Book Reviews:

“Killing Cancer Not People”
by Robert G. Wright
Excellent compilation of natural/holistic and effective approaches to reversing and preventing cancer. Everyone should read this book, whether they have cancer or not. You are more likely to die from allopathic cancer treatment then you are from cancer itself. At least be truly informed of your situation, if you have cancer, than by merelylistening to your own doctor.

“Nourishing Traditions”
by Sally Fallon 

Although listed as a cookbook on Amazon, this book is far more. It is an outstanding view into a traditional, nutrient-dense diet. It gives great insight into the American diet and you begin realize that we are basically making ourselves ill through our diet. This is always the first book I recommend people purchase who seek a healthier life for themselves and their families:

“Eat Fat, Lose Fat: The Healthy Alternative to Trans Fats and Know Your Fats: The Complete Primer for Understanding the Nutrition of Fats, Oils and Cholesterol
both by Mary Enig

Great advice for losing those last few pounds and reducing your chances of heart disease and cancer. An overall approach to reducing inflammation.

“Wheat Belly: Lose the Wheat, Lose the Weight and Find Your Way Back to Health”
By Dr. William Davis
Wheat was the most difficult thing for me to eliminate from my diet, understandably after reading Dr. Davis’ book. But I also know when I cheat and have some wheat now and then, I pay for it for days. As I searched for answers to my own health problems, one issue which continued to raise its ugly head was inflammation. Although many books addressed how to ease inflammation with various nutrients, this book goes deeply into the root sources. Highly Recommended!

“The Untold Story of Milk: The History, Politics and Science of Nature’s Perfect Food”
by Ron Schmid
I am now almost addicted to raw milk. I LOVE it!!. I make yogurt from it and now drink about 1½ gallons a week. It is wonderful. This book gives the history of milk production and pasteurization and the politics used to keep it from us. It also gives one of the better histories of the saturated fat/heart disease myth. Again, Highly Recommended

“The Whole Soy Story: The Dark Side of America’s Favorite Health Food”
by Kaayla T. Daniel
For those that think soy is a “health food” this book is especially for you. It goes into the history of soy, the marketing and the supporters, the politics and the naysayers. By the end of the book, you’ll be checking every label of every product you use for soy and throwing it all away.

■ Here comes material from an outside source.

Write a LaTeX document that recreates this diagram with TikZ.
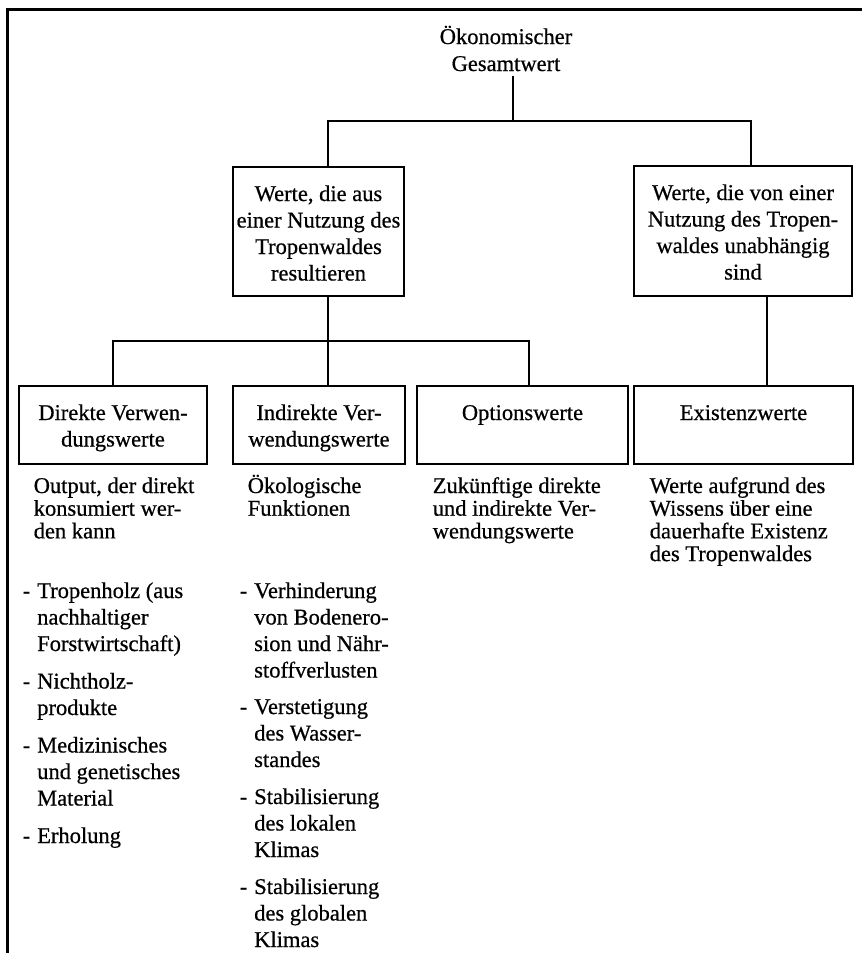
\documentclass[tikz,border=0pt]{standalone}
\usepackage{fontspec}
\setmainfont{Liberation Serif}[FakeBold=0.6]
\usetikzlibrary{positioning}
\newcommand{\mitte}[1]{\begin{tabular}[t]{@{}c@{}}#1\end{tabular}}
\newcommand{\links}[1]{\begin{tabular}[t]{@{}l@{}}#1\end{tabular}}
\newcommand{\punkte}[1]{\begin{tabular}[t]{@{}l@{\hspace{7pt}}l@{}}#1\end{tabular}}
\begin{document}
\begin{tikzpicture}[x=1pt,y=-1pt, line width=1.5pt,
	wert/.style={draw, line width=1.8pt, inner sep=0pt, anchor=base, text height=34pt, font=\fontsize{22.5}{26.5}\selectfont},
	beschr/.style={anchor=base west, inner sep=0pt, font=\fontsize{22.5}{22.7}\selectfont},
	liste/.style={anchor=base west, inner sep=0pt, font=\fontsize{22.5}{26.5}\selectfont}]
	\useasboundingbox (0,0) rectangle (862,953);
	\draw [line width=2.8pt] (7.5,953) -- (7.5,9.5) -- (862,9.5);
	\node [anchor=base, inner sep=0pt, text depth=31pt, font=\fontsize{22.5}{27}\selectfont] (gesamt) at (506,44) {\mitte{Ökonomischer\\Gesamtwert}};
	\node [wert, minimum width=171pt, text depth=95pt] (nutz) at (318.5,201) {\mitte{Werte, die aus\\einer Nutzung des\\Tropenwaldes\\resultieren}};
	\node [wert, minimum width=218pt, text depth=96pt] (unabh) at (743,200) {\mitte{Werte, die von einer\\Nutzung des Tropen-\\waldes unabhängig\\sind}};
	\node [wert, minimum width=188pt, text depth=44pt] (direkt) at (113,420) {\mitte{Direkte Verwen-\\dungswerte}};
	\node [wert, minimum width=172pt, text depth=44pt] (indir) at (319,420) {\mitte{Indirekte Ver-\\wendungswerte}};
	\node [wert, minimum width=211pt, text depth=44pt] (option) at (522.5,420) {\mitte{Optionswerte}};
	\node [wert, minimum width=219pt, text depth=44pt] (exist) at (743.5,420) {\mitte{Existenzwerte}};
	\coordinate (oben) at (513,121);
	\coordinate (unten) at (328,341);
	\draw ([xshift=7pt]gesamt.south) -- (oben);
	\draw ([xshift=9.5pt]nutz.north) |- (oben) -| ([xshift=8pt]unabh.north);
	\draw ([xshift=9.5pt]nutz.south) -- ([xshift=9pt]indir.north);
	\draw (direkt.north) |- (unten) -| ([xshift=6.5pt]option.north);
	\draw ([xshift=24pt]unabh.south) -- ([xshift=24pt]unabh.south |- exist.north);
	\node [beschr] (bdirekt) at (33,493) {\links{Output, der direkt\\konsumiert wer-\\den kann}};
	\node [beschr] (bindir) at (247,493) {\links{Ökologische\\Funktionen}};
	\node [beschr] (boption) at (432,493) {\links{Zukünftige direkte\\und indirekte Ver-\\wendungswerte}};
	\node [beschr] (bexist) at (649,493) {\links{Werte aufgrund des\\Wissens über eine\\dauerhafte Existenz\\des Tropenwaldes}};
	\node [liste] (ldirekt) at (22,598) {\punkte{- & Tropenholz (aus\\ & nachhaltiger\\ & Forstwirtschaft)\\[11pt]
		- & Nichtholz-\\ & produkte\\[11pt]
		- & Medizinisches\\ & und genetisches\\ & Material\\[11pt]
		- & Erholung}};
	\node [liste] (lindir) at (239,598) {\punkte{- & Verhinderung\\ & von Bodenero-\\ & sion und Nähr-\\ & stoffverlusten\\[10pt]
		- & Verstetigung\\ & des Wasser-\\ & standes\\[10.5pt]
		- & Stabilisierung\\ & des lokalen\\ & Klimas\\[10.5pt]
		- & Stabilisierung\\ & des globalen\\ & Klimas}};
\end{tikzpicture}
\end{document}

“Hypothyroidism Type 2: The Epidemic”
by Dr. Mark Starr
Dr. Starr’s interview on Late Night Coast to Coast radio changed my view and approach to my own health issues.

“Drugs That Don’t Work and Natural Therapies That Do!”
by Dr. David Brownstein.
This book is eye-opening, especially if you are taking statin drugs or drugs to “prevent” osteoporosis. Like all of Dr. Brownstein’s books, it is packed with more information than you can absorb in the first reading.

“Iodine: Why You Need It and Why You Can’t Live Without It”
by Dr. David Brownstein 

This was the first book I read after being diagnosed with heart failure. It set the tone for my search for answers. Iodine is as close to a “miracle drug” as can exist. No health library is complete without this book

“Statin Drugs, Side Effects and the Misguided War on Cholesterol”
by Dr. Duane Graveline
The ultimate guide to the dangers of statin drugs and why chasing cholesterol blood levels will not stop heart disease. The book also covers the dangerous, often lethal side-effects of statin drugs.

“Heart Disease: What Your Doctor Won’t Tell You”
by Dr. Rodger Murphree
This was one of the first books I read after my diagnosis. I have since referred back to it many times in seeking answers. Don’t wait until having a heart attack before asking the questions raised in this book.

“Malignant Medical Myths: Why Medical Treatment Causes 200,000 Death in the USA each Year and How to Protect Yourself”
by Joel Kaufman 

This is an extremely comprehensive work although not particularly written for the layman. It is worth plowing through for its insights into health, disease and the myths surrounding them.

“Solved: The Riddle of Heart Attacks”
by Dr. Broda Barnes
This book is no longer in print but is available from the Broda Barnes foundation as a bound copy. It is worth the read, especially to see how research is ignored if it goes against “conventional thinking.” Barnes’ research is fascinating and is often quoted by other doctors investigating heart attacks and heart disease.

“Overcoming Thyroid Disorders” and “The Miracle of Natural Hormones”
both by Dr. David Brownstein
In retrospect, I wish these two had been the first books I read in addressing my heart failure. But, since I was never told I had a thyroid/hormone problem, I only read these out of curiosity. As I read, I saw myself in its pages. They set the tone for my treatment and further changes in my life. 

“Minding My Mitochondria” 
by Dr. Terry Wahls 

Dr. Wahls shares her amazing and inspirational recovery from Multiple Sclerosis through her diet and shares this information with everyone. This program also benefits those with Parkinson’s Disease and Alzheimers. Highly Recommended.